We didn’t do any big fireworks, but several people across the water did. And we were staying in the perfect room to watch them; our family snuggled up in bed together and Nathan fell asleep to the show.

There were lots of other bits — walks in the woods, the two of us whacking at weeds with sticks like I used to do with my brother, exploring the playhouse, peeking into the tractor shed — but I’ll spare the details. One of the sweetest moments, though, was when Nathan fell asleep in the sling while we were standing on the porch, looking out at the water. Some of the moments I treasured as a kid were those quiet times that I stood next to my dad on the porch, looking out at the beauty of the world, saying nothing.

Zoo

One Saturday recently we found ourselves all dressed with no place to go. (No, I did not forget the “up” in that sentence. All four of us wearing pants at the same time on a weekend is rare enough.) We’d packed for a weekend at my dad’s, made food for the trip, and were just about to start loading the car when I noticed the flashing light on our phone, alerting us that the trip needed to be canceled.
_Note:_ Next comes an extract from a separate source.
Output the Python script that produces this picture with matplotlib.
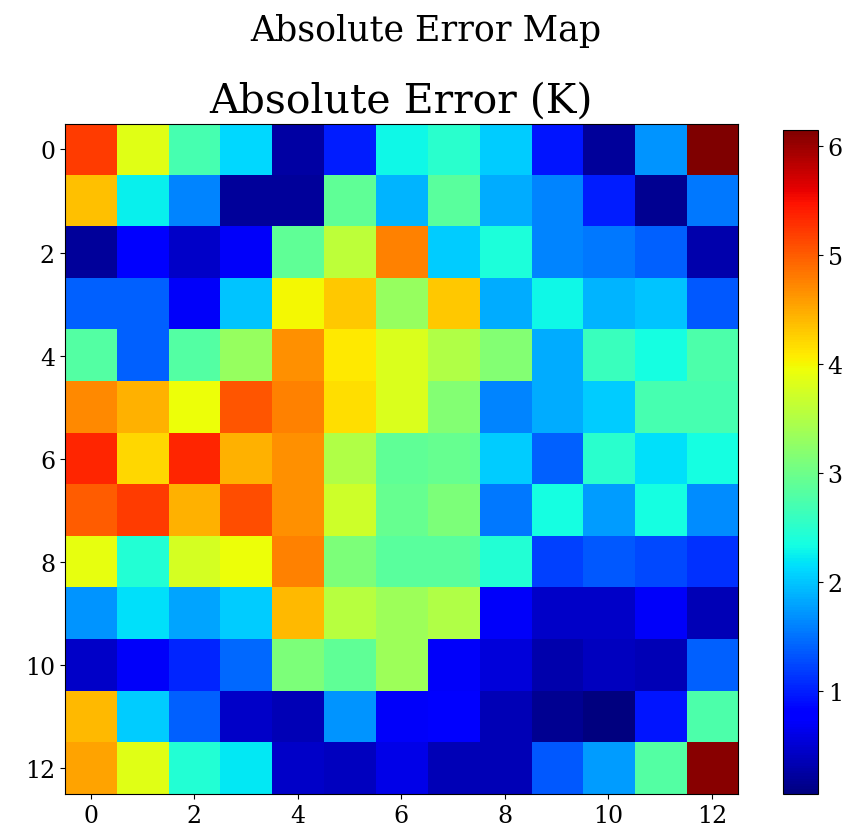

What to do? It seemed silly to just waste all that prep. Getting kids dressed and ready to go is a non-trivial effort. And we’d been telling Nathan that a trip was in the works; it seemed pretty anticlimactic to just take off our shoes and do some chores instead.

We decided to head to the zoo for a family outing. I’d been to the zoo once before with the kids, in the context of his playgroup. On that day the place was packed, and I noticed that the parents did a lot of work to coax the kids along. Nathan in particular seemed to want to spend longer staring at the animals than the group really allowed.

So I was excited to go back in a smaller, less crowded context, and give him time to look to his heart’s content. I was also happy to go with Dave, because the 1:1 kid:parent ratio is just really so much better.

We looked at sea lions, at elephants, at fish in a (man-made) tide pool. And yes, it was more fun moving at a more relaxed pace. Nathan’s two favorite parts (judging by how long he stared) were the tide pool “blowhole” and the animatronic dinosaur, but the elephants came in pretty close.